In the records below, find the line that contains "The picture is" and the line that contains "yticks = [40, 60, 80, 100]". Set down exactly those lines and every line between them, and nothing more.

=== Input rows ===

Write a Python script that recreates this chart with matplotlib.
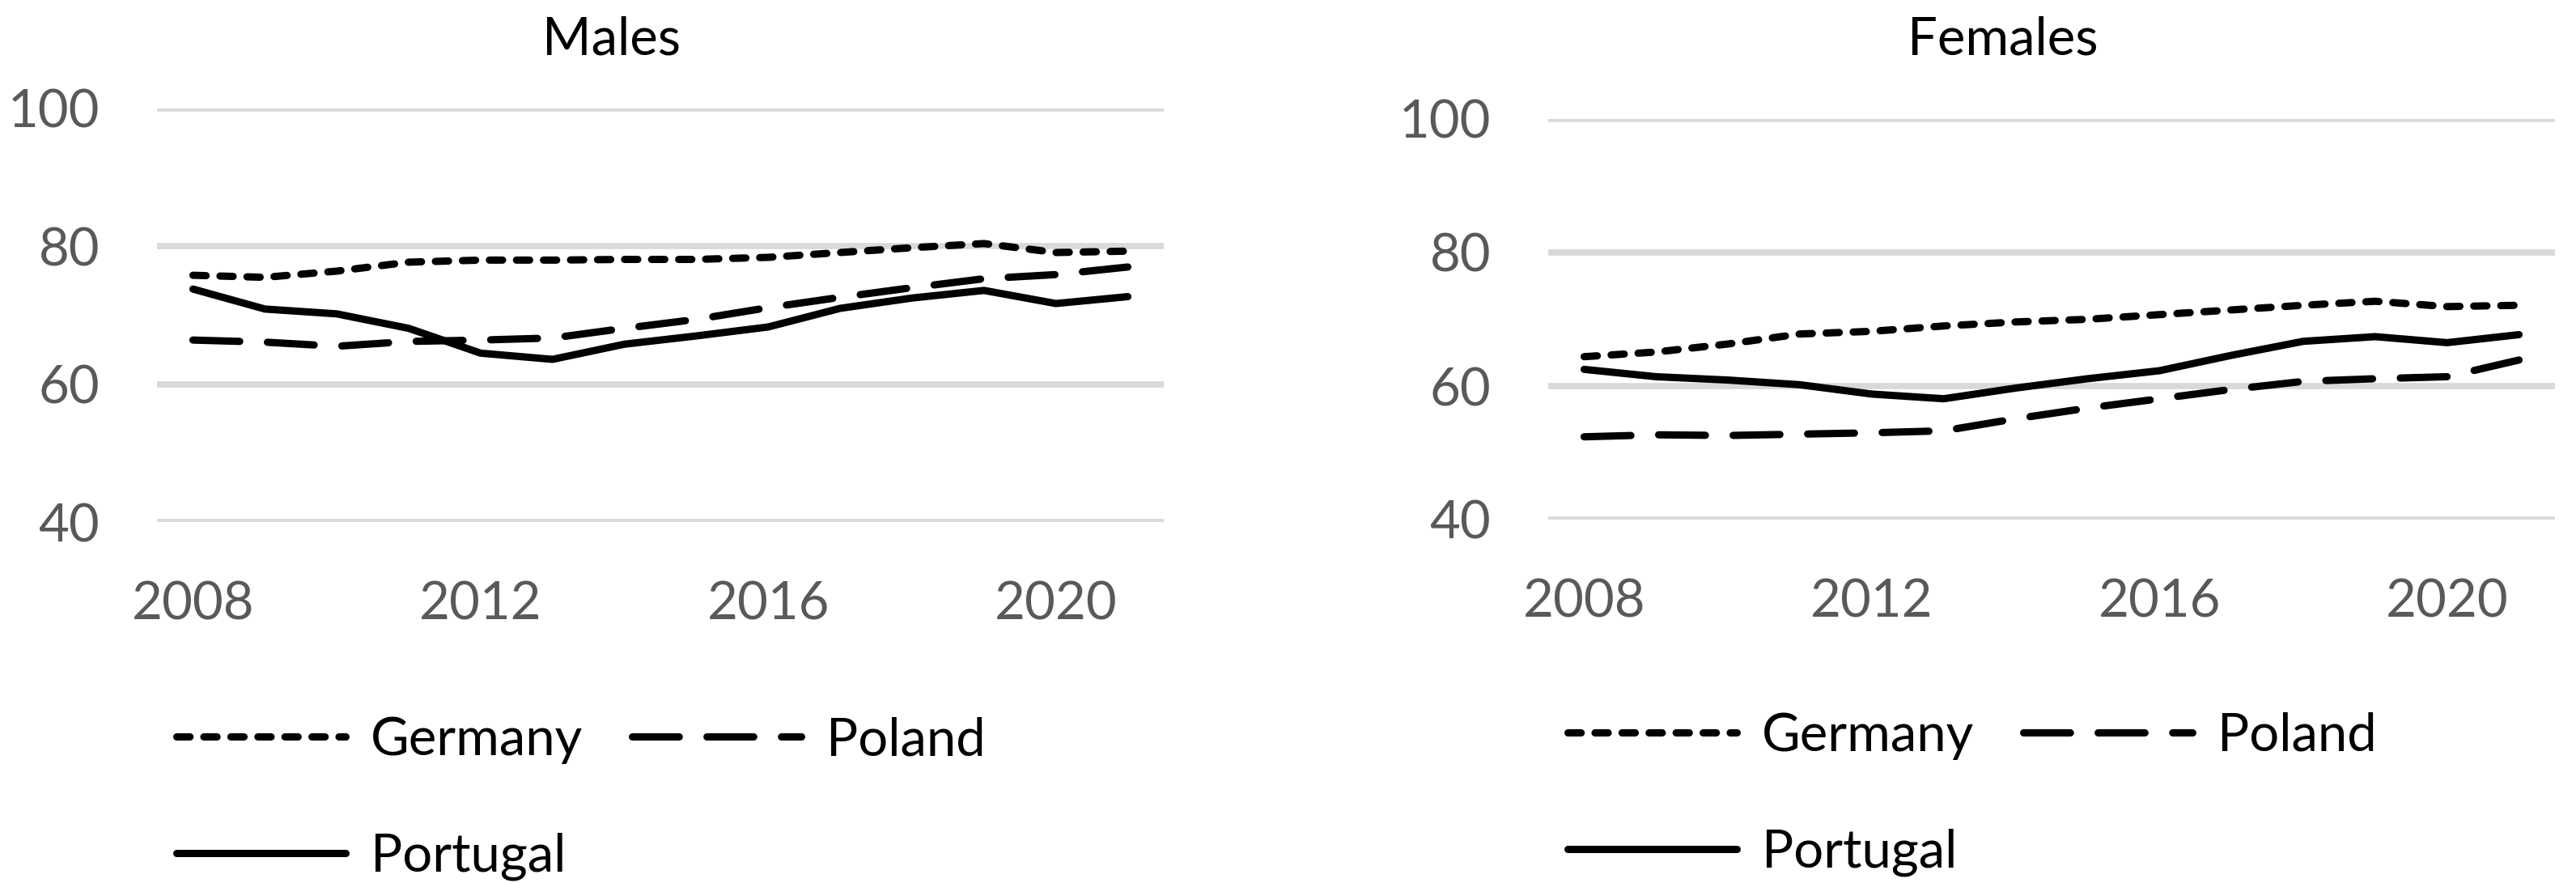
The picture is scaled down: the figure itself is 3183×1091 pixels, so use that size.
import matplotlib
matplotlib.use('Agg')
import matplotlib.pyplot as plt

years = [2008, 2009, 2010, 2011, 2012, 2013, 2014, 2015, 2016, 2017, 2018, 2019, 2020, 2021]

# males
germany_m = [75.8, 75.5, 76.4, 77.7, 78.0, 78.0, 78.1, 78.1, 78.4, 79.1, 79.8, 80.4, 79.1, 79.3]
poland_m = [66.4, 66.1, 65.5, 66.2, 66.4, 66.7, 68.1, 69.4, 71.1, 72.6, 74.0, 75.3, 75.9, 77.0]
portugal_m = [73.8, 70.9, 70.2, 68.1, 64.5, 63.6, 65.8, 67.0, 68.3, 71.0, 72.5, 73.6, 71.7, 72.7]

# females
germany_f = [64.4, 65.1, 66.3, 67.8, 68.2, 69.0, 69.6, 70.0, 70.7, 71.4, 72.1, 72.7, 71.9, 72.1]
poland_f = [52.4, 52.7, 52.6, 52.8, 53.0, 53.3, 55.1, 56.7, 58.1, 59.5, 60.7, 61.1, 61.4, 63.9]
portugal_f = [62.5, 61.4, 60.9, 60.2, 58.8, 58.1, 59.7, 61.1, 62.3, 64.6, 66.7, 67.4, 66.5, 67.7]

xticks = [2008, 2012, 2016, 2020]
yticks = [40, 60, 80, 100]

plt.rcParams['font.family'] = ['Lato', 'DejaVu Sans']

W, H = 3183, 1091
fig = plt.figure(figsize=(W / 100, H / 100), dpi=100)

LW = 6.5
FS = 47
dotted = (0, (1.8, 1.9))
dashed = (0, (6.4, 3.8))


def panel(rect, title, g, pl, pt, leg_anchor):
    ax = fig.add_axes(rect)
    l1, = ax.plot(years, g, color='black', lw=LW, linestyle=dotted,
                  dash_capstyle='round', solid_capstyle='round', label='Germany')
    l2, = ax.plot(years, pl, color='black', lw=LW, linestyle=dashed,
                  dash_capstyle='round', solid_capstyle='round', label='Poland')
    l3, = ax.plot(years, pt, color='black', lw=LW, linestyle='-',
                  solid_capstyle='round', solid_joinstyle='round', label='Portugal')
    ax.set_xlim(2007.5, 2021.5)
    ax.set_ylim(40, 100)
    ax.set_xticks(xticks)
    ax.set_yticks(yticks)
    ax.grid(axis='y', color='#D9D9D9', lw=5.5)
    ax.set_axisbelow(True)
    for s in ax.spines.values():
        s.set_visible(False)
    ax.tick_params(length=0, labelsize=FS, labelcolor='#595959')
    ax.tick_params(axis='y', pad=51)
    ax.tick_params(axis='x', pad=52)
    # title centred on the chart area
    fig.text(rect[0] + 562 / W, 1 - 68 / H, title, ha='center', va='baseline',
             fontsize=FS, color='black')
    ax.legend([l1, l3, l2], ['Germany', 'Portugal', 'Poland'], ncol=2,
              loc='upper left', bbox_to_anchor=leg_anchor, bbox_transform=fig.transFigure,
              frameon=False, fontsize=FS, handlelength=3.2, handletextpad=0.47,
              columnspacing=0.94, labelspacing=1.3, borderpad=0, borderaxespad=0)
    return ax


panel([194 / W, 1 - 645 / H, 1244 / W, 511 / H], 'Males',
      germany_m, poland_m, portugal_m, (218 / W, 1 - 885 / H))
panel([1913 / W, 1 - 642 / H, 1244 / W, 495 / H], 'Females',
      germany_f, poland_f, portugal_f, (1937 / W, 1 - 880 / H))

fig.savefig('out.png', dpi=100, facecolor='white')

===
=== Input rows ===

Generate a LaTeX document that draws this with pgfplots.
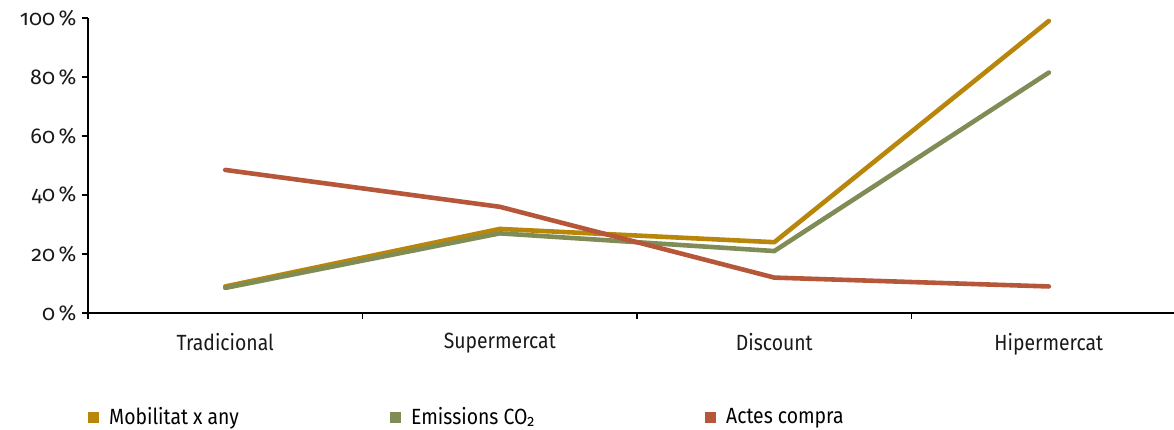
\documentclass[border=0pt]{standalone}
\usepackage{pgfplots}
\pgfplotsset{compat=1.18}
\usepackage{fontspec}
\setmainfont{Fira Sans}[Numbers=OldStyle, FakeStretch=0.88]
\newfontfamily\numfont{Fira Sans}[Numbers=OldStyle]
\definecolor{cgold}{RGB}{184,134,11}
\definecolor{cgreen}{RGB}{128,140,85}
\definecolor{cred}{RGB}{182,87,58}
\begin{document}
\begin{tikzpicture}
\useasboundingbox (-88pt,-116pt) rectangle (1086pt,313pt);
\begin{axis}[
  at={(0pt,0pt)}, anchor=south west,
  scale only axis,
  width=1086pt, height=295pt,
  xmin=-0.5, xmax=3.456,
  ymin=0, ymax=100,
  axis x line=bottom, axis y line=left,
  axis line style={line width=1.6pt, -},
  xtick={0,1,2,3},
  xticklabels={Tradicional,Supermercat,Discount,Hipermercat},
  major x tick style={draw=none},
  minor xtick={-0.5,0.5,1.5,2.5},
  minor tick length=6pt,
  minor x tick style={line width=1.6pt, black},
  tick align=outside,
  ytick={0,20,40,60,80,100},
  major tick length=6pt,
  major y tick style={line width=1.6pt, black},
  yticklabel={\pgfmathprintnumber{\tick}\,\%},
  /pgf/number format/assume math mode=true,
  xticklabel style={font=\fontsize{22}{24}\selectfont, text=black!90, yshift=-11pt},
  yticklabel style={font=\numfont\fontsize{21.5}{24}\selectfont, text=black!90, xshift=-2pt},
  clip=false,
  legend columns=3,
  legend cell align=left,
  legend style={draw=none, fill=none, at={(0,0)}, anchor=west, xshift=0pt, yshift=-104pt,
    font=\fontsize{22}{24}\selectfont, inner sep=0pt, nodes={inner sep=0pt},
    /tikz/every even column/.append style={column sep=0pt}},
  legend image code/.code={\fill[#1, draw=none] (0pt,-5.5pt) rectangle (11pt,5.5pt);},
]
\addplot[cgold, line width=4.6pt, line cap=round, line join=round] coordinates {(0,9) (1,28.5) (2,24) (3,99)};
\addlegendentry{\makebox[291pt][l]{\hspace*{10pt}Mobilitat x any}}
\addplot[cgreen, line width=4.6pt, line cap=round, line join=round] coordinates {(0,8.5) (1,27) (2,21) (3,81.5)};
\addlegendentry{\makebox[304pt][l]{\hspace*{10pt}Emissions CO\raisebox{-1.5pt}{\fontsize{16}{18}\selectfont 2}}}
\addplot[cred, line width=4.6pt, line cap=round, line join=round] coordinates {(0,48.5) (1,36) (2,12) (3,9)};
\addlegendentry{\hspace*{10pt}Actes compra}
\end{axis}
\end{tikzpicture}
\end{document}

===

- [Answer to the exercise]:
The picture is scaled down: the figure itself is 3183×1091 pixels, so use that size.
import matplotlib
matplotlib.use('Agg')
import matplotlib.pyplot as plt

years = [2008, 2009, 2010, 2011, 2012, 2013, 2014, 2015, 2016, 2017, 2018, 2019, 2020, 2021]

# males
germany_m = [75.8, 75.5, 76.4, 77.7, 78.0, 78.0, 78.1, 78.1, 78.4, 79.1, 79.8, 80.4, 79.1, 79.3]
poland_m = [66.4, 66.1, 65.5, 66.2, 66.4, 66.7, 68.1, 69.4, 71.1, 72.6, 74.0, 75.3, 75.9, 77.0]
portugal_m = [73.8, 70.9, 70.2, 68.1, 64.5, 63.6, 65.8, 67.0, 68.3, 71.0, 72.5, 73.6, 71.7, 72.7]

# females
germany_f = [64.4, 65.1, 66.3, 67.8, 68.2, 69.0, 69.6, 70.0, 70.7, 71.4, 72.1, 72.7, 71.9, 72.1]
poland_f = [52.4, 52.7, 52.6, 52.8, 53.0, 53.3, 55.1, 56.7, 58.1, 59.5, 60.7, 61.1, 61.4, 63.9]
portugal_f = [62.5, 61.4, 60.9, 60.2, 58.8, 58.1, 59.7, 61.1, 62.3, 64.6, 66.7, 67.4, 66.5, 67.7]

xticks = [2008, 2012, 2016, 2020]
yticks = [40, 60, 80, 100]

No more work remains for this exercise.